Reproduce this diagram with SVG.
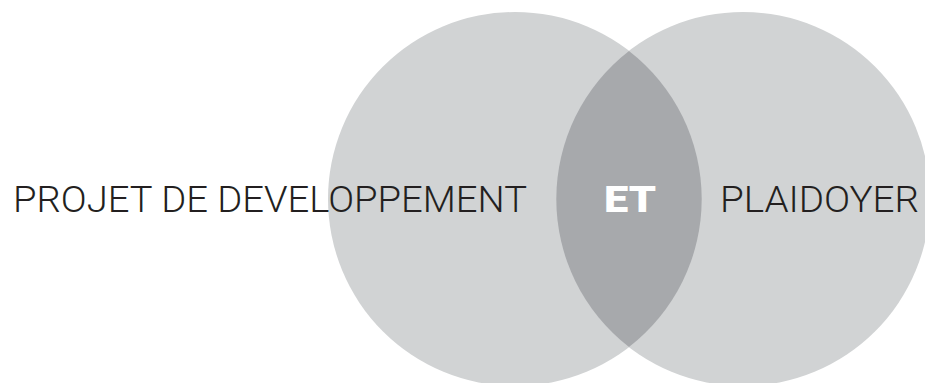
<svg xmlns="http://www.w3.org/2000/svg" width="925" height="383" viewBox="0 0 925 383">
  <style>
    .circle { fill: #d1d3d4; }
    .lens { fill: #a7a9ac; }
    .label { font-family: Roboto, "Liberation Sans", Arial, sans-serif; font-size: 37px; font-weight: 300; fill: #231f20; }
    .mid { font-family: Roboto, "Liberation Sans", Arial, sans-serif; font-size: 37px; font-weight: 900; fill: #ffffff; }
  </style>
  <rect width="925" height="383" fill="#ffffff"/>
  <g id="node-projet">
    <circle class="circle" cx="515" cy="199" r="187"/>
  </g>
  <g id="node-plaidoyer">
    <circle class="circle" cx="743" cy="199" r="187"/>
  </g>
  <g id="node-et">
    <path class="lens" d="M 629 51 A 187 187 0 0 1 629 347 A 187 187 0 0 1 629 51 Z"/>
  </g>
  <g id="connectors"/>
  <g id="labels">
    <text class="label" x="13" y="212" textLength="514" lengthAdjust="spacingAndGlyphs">PROJET DE DEVELOPPEMENT</text>
    <text class="label" x="720" y="212" textLength="199" lengthAdjust="spacingAndGlyphs">PLAIDOYER</text>
    <text class="mid" x="604" y="212" textLength="52" lengthAdjust="spacingAndGlyphs">ET</text>
  </g>
</svg>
━━━━━━
◆ Your objective
Leave out the pictures and transcribe everything else exactly.

◆ Worked solution
Reproduce this diagram with SVG.
<svg xmlns="http://www.w3.org/2000/svg" width="925" height="383" viewBox="0 0 925 383">
  <style>
    .circle { fill: #d1d3d4; }
    .lens { fill: #a7a9ac; }
    .label { font-family: Roboto, "Liberation Sans", Arial, sans-serif; font-size: 37px; font-weight: 300; fill: #231f20; }
    .mid { font-family: Roboto, "Liberation Sans", Arial, sans-serif; font-size: 37px; font-weight: 900; fill: #ffffff; }
  </style>
  <rect width="925" height="383" fill="#ffffff"/>
  <g id="node-projet">
    <circle class="circle" cx="515" cy="199" r="187"/>
  </g>
  <g id="node-plaidoyer">
    <circle class="circle" cx="743" cy="199" r="187"/>
  </g>
  <g id="node-et">
    <path class="lens" d="M 629 51 A 187 187 0 0 1 629 347 A 187 187 0 0 1 629 51 Z"/>
  </g>
  <g id="connectors"/>
  <g id="labels">
    <text class="label" x="13" y="212" textLength="514" lengthAdjust="spacingAndGlyphs">PROJET DE DEVELOPPEMENT</text>
    <text class="label" x="720" y="212" textLength="199" lengthAdjust="spacingAndGlyphs">PLAIDOYER</text>
    <text class="mid" x="604" y="212" textLength="52" lengthAdjust="spacingAndGlyphs">ET</text>
  </g>
</svg>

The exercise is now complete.